19. Oktober 2020
Langzeit-Schallstudie in Deutschland: Kein Zusammenhang zwischen akustischen und seismischen Wellen von Windenergieanlagen und körperlichen oder psychischen Beschwerden
In einer Studie hat das Verbundprojekt ‚Objektive Kriterien zu Erschütterungs- und Schallemissionen durch Windenergieanlagen im Binnenland‘ (TremAc) die Auswirkungen von Infraschall und Bodenerschütterungen untersucht. Es konnte kein Zusammenhang zwischen akustischen oder seismischen Wellen und körperlichen oder psychischen Beschwerden plausibel nachgewiesen werden.
Für die Studie wurden Anwohnende des Windparks Wilstedt und auch der Windenergieanlage Ingersheim befragt. 2012 und 2014 analysierten Forscher die Schallwirkung, 2018 widmete sich TremAc dem tieffrequentem Schall (inkl. Infraschall) sowie seismischen Wellen (Bodenerschütterungen).
An der Studie beteiligt war ein Cluster aus Wissenschaftlerinnen und Wissenschaftlern mehrerer Forschungsinstitute und Mitarbeitenden von Mesh Engineering. Unterstützt wurden die Forschenden von den Unternehmen Enercon und wpd Windmanager. Im Rahmen des Projekts wurden im Windpark Wilstedt die Immissionswirkungen von Windenergieanlagen auf Akzeptanz, Wohlbefinden und Gesundheit der Anwohnenden analysiert. Aufgrund der Ergebnisse der Vorgängerstudie waren bereits Massnahmen ergriffen worden, um die Akzeptanz zu erhöhen.

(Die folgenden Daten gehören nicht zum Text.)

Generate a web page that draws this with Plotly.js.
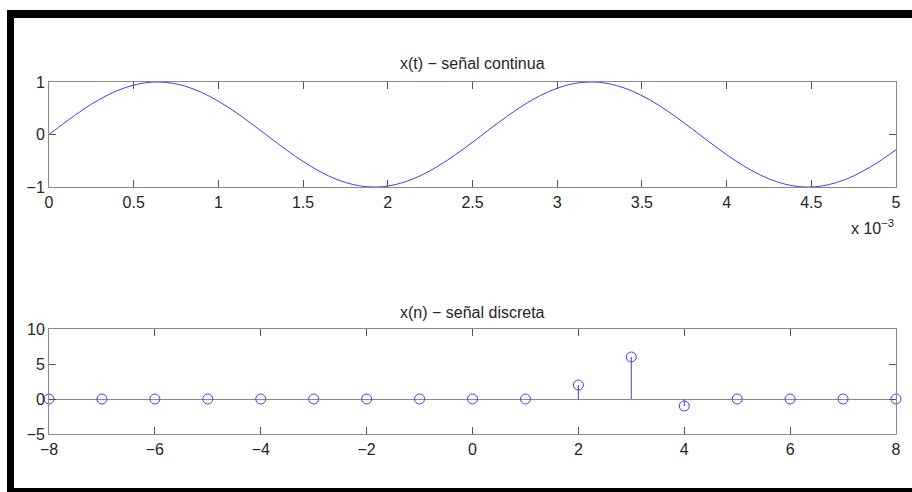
<!DOCTYPE html>
<html>
<head>
<meta charset="utf-8">
<script src="https://cdn.plot.ly/plotly-3.0.1.min.js"></script>
<style>
html,body{margin:0;padding:0;background:#fff;}
#wrap{position:relative;width:912px;height:492px;overflow:hidden;background:#fff;}
#frame{position:absolute;left:7px;top:10px;width:920px;height:470px;border-top:8px solid #000;border-left:7px solid #000;border-bottom:6px solid #000;box-sizing:content-box;}
#chart{position:absolute;left:0;top:0;width:912px;height:492px;}
</style>
</head>
<body>
<div id="wrap"><div id="frame"></div><div id="chart"></div></div>
<script>
// continuous signal samples (time in ms, i.e. x 10^-3 s)
const tMs = [0,0.1,0.2,0.3,0.4,0.5,0.6,0.7,0.8,0.9,1.0,1.1,1.2,1.3,1.4,1.5,1.6,1.7,1.8,1.9,2.0,2.1,2.2,2.3,2.4,2.5,2.6,2.7,2.8,2.9,3.0,3.1,3.2,3.3,3.4,3.5,3.6,3.7,3.8,3.9,4.0,4.1,4.2,4.3,4.4,4.5,4.6,4.7,4.8,4.9,5.0];
const xt = [0,0.243,0.471,0.672,0.831,0.941,0.995,0.989,0.924,0.803,0.634,0.428,0.195,-0.049,-0.290,-0.514,-0.707,-0.858,-0.957,-0.999,-0.981,-0.904,-0.773,-0.596,-0.383,-0.147,0.098,0.337,0.556,0.741,0.882,0.970,1.000,0.970,0.882,0.741,0.556,0.337,0.098,-0.147,-0.383,-0.596,-0.773,-0.904,-0.981,-0.999,-0.957,-0.858,-0.707,-0.514,-0.290];
// discrete signal
const nIdx = [-8,-7,-6,-5,-4,-3,-2,-1,0,1,2,3,4,5,6,7,8];
const xn = [0,0,0,0,0,0,0,0,0,0,2,6,-1,0,0,0,0];
const titleTop = 'x(t) − señal continua';
const titleBottom = 'x(n) − señal discreta';

const stemX = [], stemY = [];
nIdx.forEach((n,i)=>{ if(xn[i]!==0){ stemX.push(n,n,null); stemY.push(0,xn[i],null);} });

const blue = '#3d3dff';
const axisCol = '#8a8a8a';
const font = {family:'"Liberation Sans", Arial, sans-serif', size:16, color:'#262626'};

const H = 492;
const py = p => 1 - p/H;

const common = {
  showline:true, linecolor:axisCol, linewidth:1, mirror:'ticks',
  ticks:'inside', ticklen:7, tickcolor:'#555', tickwidth:1,
  showgrid:false, zeroline:false, tickfont:font, fixedrange:true
};

const traces = [
  {x:tMs, y:xt, type:'scatter', mode:'lines', line:{color:blue, width:1, shape:'spline'}, xaxis:'x', yaxis:'y', hoverinfo:'skip'},
  {x:stemX, y:stemY, type:'scatter', mode:'lines', line:{color:blue, width:1}, xaxis:'x2', yaxis:'y2', hoverinfo:'skip', cliponaxis:false},
  {x:nIdx, y:xn, type:'scatter', mode:'markers', marker:{symbol:'circle-open', size:10, color:blue, line:{width:1, color:blue}}, xaxis:'x2', yaxis:'y2', cliponaxis:false}
];

const layout = {
  width:912, height:492,
  margin:{l:49, r:16, t:0, b:0},
  paper_bgcolor:'rgba(0,0,0,0)', plot_bgcolor:'rgba(0,0,0,0)',
  showlegend:false,
  font:font,
  xaxis: Object.assign({}, common, {range:[0,5], tickvals:[0,0.5,1,1.5,2,2.5,3,3.5,4,4.5,5], ticktext:['0','0.5','1','1.5','2','2.5','3','3.5','4','4.5','5'], anchor:'y', domain:[0,1], ticklabelstandoff:1}),
  yaxis: Object.assign({}, common, {range:[-1,1], tickvals:[-1,0,1], domain:[py(187), py(82)], anchor:'x'}),
  xaxis2: Object.assign({}, common, {range:[-8,8], tickvals:[-8,-6,-4,-2,0,2,4,6,8], anchor:'y2', domain:[0,1], ticklabelstandoff:1}),
  yaxis2: Object.assign({}, common, {range:[-5,10], tickvals:[-5,0,5,10], domain:[py(434), py(329)], anchor:'x2', zeroline:true, zerolinecolor:axisCol, zerolinewidth:1}),
  annotations:[
    {text:titleTop, xref:'paper', yref:'paper', x:0.5, y:py(63), xanchor:'center', yanchor:'middle', showarrow:false, font:{family:font.family, size:16, color:'#262626'}},
    {text:titleBottom, xref:'paper', yref:'paper', x:0.5, y:py(312), xanchor:'center', yanchor:'middle', showarrow:false, font:{family:font.family, size:16, color:'#262626'}},
    {text:'x 10<sup>−3</sup>', xref:'paper', yref:'paper', x:1.0, y:py(227), xanchor:'right', yanchor:'middle', showarrow:false, font:{family:font.family, size:16, color:'#262626'}}
  ]
};

Plotly.newPlot('chart', traces, layout, {staticPlot:true, displayModeBar:false});
</script>
</body>
</html>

Dazu gehörte u. a. 2017 die Installation von Serrations (Zackenbänder an den Rotoren), um den Geräuschpegel der Enercon-Anlagen zu reduzieren.
Infraschall und Autofahren
Ein Experte der Universität Bayreuth wiederum hat den Infraschall im Innenraum von fahrenden Pkw ausgewertet. Gemäss seinen Erkenntnissen sind Autofahrer während einer dreieinhalbstündigen Autofahrt genauso viel Infraschallenergie ausgesetzt wie bei 10‘000 Tagen Aufenthalt in 300 Metern Abstand zu einem Windrad. Das sind über 27 Jahre.
Subjektives Empfinden
Die von den Anwohnenden geäusserten Symptome konnten nur subjektiv auf einen Windenergieanlagen-Betrieb zurückgeführt werden, heisst es in der Studie. Denn die tieffrequenten Schallamplituden waren äusserst gering. Auch die Bodenschwinggeschwindigkeiten wiesen Amplituden auf, die um ein Vielfaches unterhalb der Spürbarkeitsgrenze des Menschen liegen. Dies mache es unwahrscheinlich, dass diese Wellenarten Stresseffekte auslösen oder ein Grund für erlebte Belästigungen sein können, erläutert Johannes Pohl, Diplom-Psychologe am Institut für Psychologie der Martin-Luther-Universität Halle-Wittenberg.
Das Thema Infraschall wird sehr subjektiv wahrgenommen und emotional diskutiert. Die Ergebnisse der Studie können zu einer Versachlichung der Diskussion beitragen. Weitere Forschungen seien allerdings noch nötig, um eine windparkspezifischere Datenbasis zu schaffen und um die physikalischen und psychologischen Faktoren, die zu einer Belästigung beitragen können, besser zu verstehen, schliesst Pohl.